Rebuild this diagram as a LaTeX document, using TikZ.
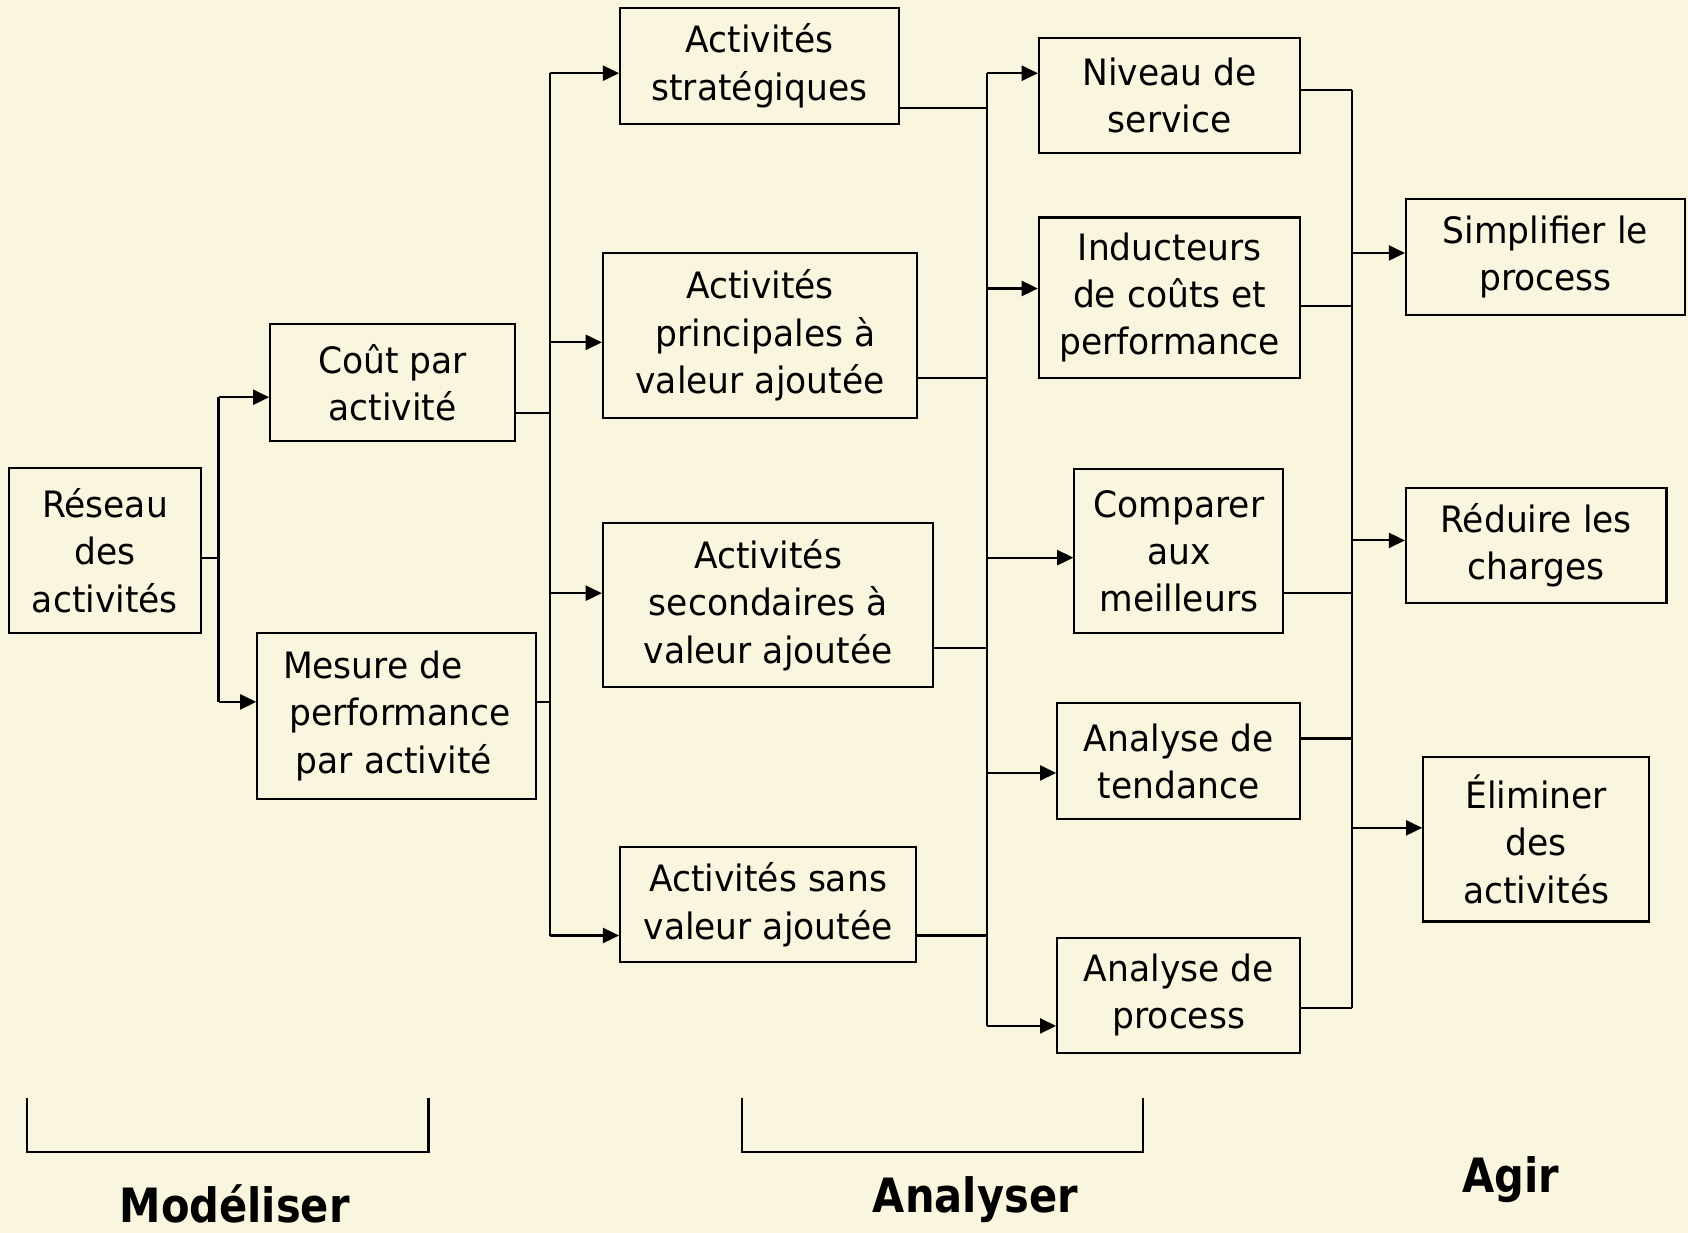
\documentclass[tikz,border=0pt]{standalone}
\usepackage{fontspec}
\setmainfont{DejaVu Sans}[FakeStretch=0.95]
\newfontfamily\lblfont{DejaVu Sans}[FakeStretch=0.88]
\usetikzlibrary{arrows.meta}
\definecolor{bgcream}{RGB}{250,245,223}
\begin{document}
\begin{tikzpicture}[x=0.02cm,y=-0.02cm,
  box/.style={draw=black,line width=1.1pt,inner sep=0pt,align=center,
    font=\fontsize{19.2}{25}\selectfont},
  wire/.style={line width=1.1pt},
  arr/.style={line width=1.1pt,-{Triangle[length=0.3cm,width=0.28cm]}},
  lbl/.style={anchor=base,font=\lblfont\bfseries\fontsize{25}{30}\selectfont}]
\fill[bgcream] (0,0) rectangle (1568,1145);
\useasboundingbox (0,0) rectangle (1568,1145);
% column 1
\node[box,minimum width=3.58cm,minimum height=3.06cm] (res) at (97.5,511.5) {Réseau\\des\\activités};
% column 2
\node[box,minimum width=4.54cm,minimum height=2.18cm] (cout) at (364.5,355.5) {Coût par\\activité};
\node[box,minimum width=5.18cm,minimum height=3.08cm,align=left] (mes) at (368.5,665) {Mesure de\\\hspace{0.12cm}performance\\\hspace{0.24cm}par activité};
% column 3
\node[box,minimum width=5.18cm,minimum height=2.16cm] (strat) at (705.5,61) {Activités\\stratégiques};
\node[box,minimum width=5.84cm,minimum height=3.06cm] (princ) at (706,311.5) {Activités\\\hspace{0.2cm}principales à\\valeur ajoutée};
\node[box,minimum width=6.14cm,minimum height=3.04cm] (sec) at (713.5,562) {Activités\\secondaires à\\valeur ajoutée};
\node[box,minimum width=5.50cm,minimum height=2.14cm] (sans) at (713.5,840.5) {Activités sans\\valeur ajoutée};
% column 4
\node[box,minimum width=4.86cm,minimum height=2.14cm] (niv) at (1086.5,88.5) {Niveau de\\service};
\node[box,minimum width=4.86cm,minimum height=2.98cm] (ind) at (1086.5,276.5) {Inducteurs\\de coûts et\\performance};
\node[box,minimum width=3.88cm,minimum height=3.04cm] (comp) at (1095,512) {Comparer\\aux\\meilleurs};
\node[box,minimum width=4.52cm,minimum height=2.16cm] (tend) at (1095,707) {Analyse de\\tendance};
\node[box,minimum width=4.52cm,minimum height=2.14cm] (proc) at (1095,924.5) {Analyse de\\process};
% column 5
\node[box,minimum width=5.18cm,minimum height=2.16cm] (simp) at (1435.5,239) {Simplifier le\\process};
\node[box,minimum width=4.84cm,minimum height=2.14cm] (red) at (1427,506.5) {Réduire les\\charges};
\node[box,minimum width=4.20cm,minimum height=3.06cm] (elim) at (1427,779.5) {Éliminer\\des\\activités};
% bus 1
\coordinate (b1t) at (203,369);
\coordinate (b1m) at (203,518);
\coordinate (b1b) at (203,652);
\draw[wire] (b1m -| res.east) -- (b1m);
\draw[wire] (b1t) -- (b1b);
\draw[arr] (b1t) -- (b1t -| cout.west);
\draw[arr] (b1b) -- (b1b -| mes.west);
% bus 2
\coordinate (b2a) at (511,68);
\coordinate (b2b) at (511,318);
\coordinate (b2c) at (511,551);
\coordinate (b2d) at (511,869);
\coordinate (b2i) at (511,384);
\coordinate (b2j) at (511,652);
\draw[wire] (b2i -| cout.east) -- (b2i);
\draw[wire] (b2j -| mes.east) -- (b2j);
\draw[wire] (b2a) -- (b2d);
\draw[arr] (b2a) -- (b2a -| strat.west);
\draw[arr] (b2b) -- (b2b -| princ.west);
\draw[arr] (b2c) -- (b2c -| sec.west);
\draw[arr] (b2d) -- (b2d -| sans.west);
% bus 3
\coordinate (b3a) at (917,68);
\coordinate (b3b) at (917,268);
\coordinate (b3c) at (917,518);
\coordinate (b3d) at (917,718);
\coordinate (b3e) at (917,953);
\coordinate (b3i) at (917,100);
\coordinate (b3j) at (917,351);
\coordinate (b3k) at (917,602);
\coordinate (b3l) at (917,869);
\draw[wire] (b3i -| strat.east) -- (b3i);
\draw[wire] (b3j -| princ.east) -- (b3j);
\draw[wire] (b3k -| sec.east) -- (b3k);
\draw[wire] (b3l -| sans.east) -- (b3l);
\draw[wire] (b3a) -- (b3e);
\draw[arr] (b3a) -- (b3a -| niv.west);
\draw[arr] (b3b) -- (b3b -| ind.west);
\draw[arr] (b3c) -- (b3c -| comp.west);
\draw[arr] (b3d) -- (b3d -| tend.west);
\draw[arr] (b3e) -- (b3e -| proc.west);
% bus 4
\coordinate (b4i) at (1256,84);
\coordinate (b4j) at (1256,284);
\coordinate (b4k) at (1256,551);
\coordinate (b4l) at (1256,686);
\coordinate (b4m) at (1256,936);
\coordinate (b4a) at (1256,235);
\coordinate (b4b) at (1256,502);
\coordinate (b4c) at (1256,769);
\draw[wire] (b4i -| niv.east) -- (b4i);
\draw[wire] (b4j -| ind.east) -- (b4j);
\draw[wire] (b4k -| comp.east) -- (b4k);
\draw[wire] (b4l -| tend.east) -- (b4l);
\draw[wire] (b4m -| proc.east) -- (b4m);
\draw[wire] (b4i) -- (b4m);
\draw[arr] (b4a) -- (b4a -| simp.west);
\draw[arr] (b4b) -- (b4b -| red.west);
\draw[arr] (b4c) -- (b4c -| elim.west);
% brackets
\draw[wire] (25,1020) -- (25,1070) -- (398,1070) -- (398,1020);
\draw[wire] (689,1020) -- (689,1070) -- (1062,1070) -- (1062,1020);
% phase labels
\node[lbl] (modl) at (218,1136) {Modéliser};
\node[lbl] (anal) at (906,1126) {Analyser};
\node[lbl] (agir) at (1403,1108) {Agir};
\end{tikzpicture}
\end{document}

========

◆ Written problem
Output the data above without changes, apart from leaving out the pictures.

◆ Correct result
Rebuild this diagram as a LaTeX document, using TikZ.
\documentclass[tikz,border=0pt]{standalone}
\usepackage{fontspec}
\setmainfont{DejaVu Sans}[FakeStretch=0.95]
\newfontfamily\lblfont{DejaVu Sans}[FakeStretch=0.88]
\usetikzlibrary{arrows.meta}
\definecolor{bgcream}{RGB}{250,245,223}
\begin{document}
\begin{tikzpicture}[x=0.02cm,y=-0.02cm,
  box/.style={draw=black,line width=1.1pt,inner sep=0pt,align=center,
    font=\fontsize{19.2}{25}\selectfont},
  wire/.style={line width=1.1pt},
  arr/.style={line width=1.1pt,-{Triangle[length=0.3cm,width=0.28cm]}},
  lbl/.style={anchor=base,font=\lblfont\bfseries\fontsize{25}{30}\selectfont}]
\fill[bgcream] (0,0) rectangle (1568,1145);
\useasboundingbox (0,0) rectangle (1568,1145);
% column 1
\node[box,minimum width=3.58cm,minimum height=3.06cm] (res) at (97.5,511.5) {Réseau\\des\\activités};
% column 2
\node[box,minimum width=4.54cm,minimum height=2.18cm] (cout) at (364.5,355.5) {Coût par\\activité};
\node[box,minimum width=5.18cm,minimum height=3.08cm,align=left] (mes) at (368.5,665) {Mesure de\\\hspace{0.12cm}performance\\\hspace{0.24cm}par activité};
% column 3
\node[box,minimum width=5.18cm,minimum height=2.16cm] (strat) at (705.5,61) {Activités\\stratégiques};
\node[box,minimum width=5.84cm,minimum height=3.06cm] (princ) at (706,311.5) {Activités\\\hspace{0.2cm}principales à\\valeur ajoutée};
\node[box,minimum width=6.14cm,minimum height=3.04cm] (sec) at (713.5,562) {Activités\\secondaires à\\valeur ajoutée};
\node[box,minimum width=5.50cm,minimum height=2.14cm] (sans) at (713.5,840.5) {Activités sans\\valeur ajoutée};
% column 4
\node[box,minimum width=4.86cm,minimum height=2.14cm] (niv) at (1086.5,88.5) {Niveau de\\service};
\node[box,minimum width=4.86cm,minimum height=2.98cm] (ind) at (1086.5,276.5) {Inducteurs\\de coûts et\\performance};
\node[box,minimum width=3.88cm,minimum height=3.04cm] (comp) at (1095,512) {Comparer\\aux\\meilleurs};
\node[box,minimum width=4.52cm,minimum height=2.16cm] (tend) at (1095,707) {Analyse de\\tendance};
\node[box,minimum width=4.52cm,minimum height=2.14cm] (proc) at (1095,924.5) {Analyse de\\process};
% column 5
\node[box,minimum width=5.18cm,minimum height=2.16cm] (simp) at (1435.5,239) {Simplifier le\\process};
\node[box,minimum width=4.84cm,minimum height=2.14cm] (red) at (1427,506.5) {Réduire les\\charges};
\node[box,minimum width=4.20cm,minimum height=3.06cm] (elim) at (1427,779.5) {Éliminer\\des\\activités};
% bus 1
\coordinate (b1t) at (203,369);
\coordinate (b1m) at (203,518);
\coordinate (b1b) at (203,652);
\draw[wire] (b1m -| res.east) -- (b1m);
\draw[wire] (b1t) -- (b1b);
\draw[arr] (b1t) -- (b1t -| cout.west);
\draw[arr] (b1b) -- (b1b -| mes.west);
% bus 2
\coordinate (b2a) at (511,68);
\coordinate (b2b) at (511,318);
\coordinate (b2c) at (511,551);
\coordinate (b2d) at (511,869);
\coordinate (b2i) at (511,384);
\coordinate (b2j) at (511,652);
\draw[wire] (b2i -| cout.east) -- (b2i);
\draw[wire] (b2j -| mes.east) -- (b2j);
\draw[wire] (b2a) -- (b2d);
\draw[arr] (b2a) -- (b2a -| strat.west);
\draw[arr] (b2b) -- (b2b -| princ.west);
\draw[arr] (b2c) -- (b2c -| sec.west);
\draw[arr] (b2d) -- (b2d -| sans.west);
% bus 3
\coordinate (b3a) at (917,68);
\coordinate (b3b) at (917,268);
\coordinate (b3c) at (917,518);
\coordinate (b3d) at (917,718);
\coordinate (b3e) at (917,953);
\coordinate (b3i) at (917,100);
\coordinate (b3j) at (917,351);
\coordinate (b3k) at (917,602);
\coordinate (b3l) at (917,869);
\draw[wire] (b3i -| strat.east) -- (b3i);
\draw[wire] (b3j -| princ.east) -- (b3j);
\draw[wire] (b3k -| sec.east) -- (b3k);
\draw[wire] (b3l -| sans.east) -- (b3l);
\draw[wire] (b3a) -- (b3e);
\draw[arr] (b3a) -- (b3a -| niv.west);
\draw[arr] (b3b) -- (b3b -| ind.west);
\draw[arr] (b3c) -- (b3c -| comp.west);
\draw[arr] (b3d) -- (b3d -| tend.west);
\draw[arr] (b3e) -- (b3e -| proc.west);
% bus 4
\coordinate (b4i) at (1256,84);
\coordinate (b4j) at (1256,284);
\coordinate (b4k) at (1256,551);
\coordinate (b4l) at (1256,686);
\coordinate (b4m) at (1256,936);
\coordinate (b4a) at (1256,235);
\coordinate (b4b) at (1256,502);
\coordinate (b4c) at (1256,769);
\draw[wire] (b4i -| niv.east) -- (b4i);
\draw[wire] (b4j -| ind.east) -- (b4j);
\draw[wire] (b4k -| comp.east) -- (b4k);
\draw[wire] (b4l -| tend.east) -- (b4l);
\draw[wire] (b4m -| proc.east) -- (b4m);
\draw[wire] (b4i) -- (b4m);
\draw[arr] (b4a) -- (b4a -| simp.west);
\draw[arr] (b4b) -- (b4b -| red.west);
\draw[arr] (b4c) -- (b4c -| elim.west);
% brackets
\draw[wire] (25,1020) -- (25,1070) -- (398,1070) -- (398,1020);
\draw[wire] (689,1020) -- (689,1070) -- (1062,1070) -- (1062,1020);
% phase labels
\node[lbl] (modl) at (218,1136) {Modéliser};
\node[lbl] (anal) at (906,1126) {Analyser};
\node[lbl] (agir) at (1403,1108) {Agir};
\end{tikzpicture}
\end{document}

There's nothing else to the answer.